Re: [PATCH 5/5] crypto: chacha20 - Fix keystream alignment for chacha20_block()

From: Ard Biesheuvel
Date: Wed Nov 22 2017 - 17:06:15 EST


On 22 November 2017 at 21:29, Eric Biggers <ebiggers3@xxxxxxxxx> wrote:
> On Wed, Nov 22, 2017 at 08:51:57PM +0000, Ard Biesheuvel wrote:
>> On 22 November 2017 at 19:51, Eric Biggers <ebiggers3@xxxxxxxxx> wrote:
>> > From: Eric Biggers <ebiggers@xxxxxxxxxx>
>> >
>> > When chacha20_block() outputs the keystream block, it uses 'u32' stores
>> > directly. However, the callers (crypto/chacha20_generic.c and
>> > drivers/char/random.c) declare the keystream buffer as a 'u8' array,
>> > which is not guaranteed to have the needed alignment.
>> >
>> > Fix it by having both callers declare the keystream as a 'u32' array.
>> > For now this is preferable to switching over to the unaligned access
>> > macros because chacha20_block() is only being used in cases where we can
>> > easily control the alignment (stack buffers).
>> >
>>
>> Given this paragraph, I think we agree the correct way to fix this
>> would be to make chacha20_block() adhere to its prototype, so if we
>> deviate from that, there should be a good reason. On which
>> architecture that cares about alignment is this expected to result in
>> a measurable performance benefit?
>>
>
> Well, variables on the stack tend to be 4 or even 8-byte aligned anyway, so this
> change probably doesn't make a difference in practice currently.

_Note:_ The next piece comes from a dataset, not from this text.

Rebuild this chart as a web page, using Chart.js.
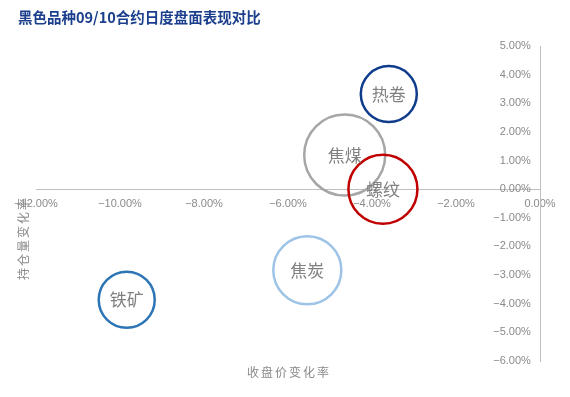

But it still
> should be fixed, in case it does become a problem.
>

Agreed.

> We could certainly leave the type as u8 array and use put_unaligned_le32()
> instead; that would be a simpler change. But that would be slower on
> architectures where a potentially-unaligned access requires multiple
> instructions.
>

The access itself would be slower, yes. But given the amount of work
performed in chacha20_block(), I seriously doubt that would actually
matter in practice.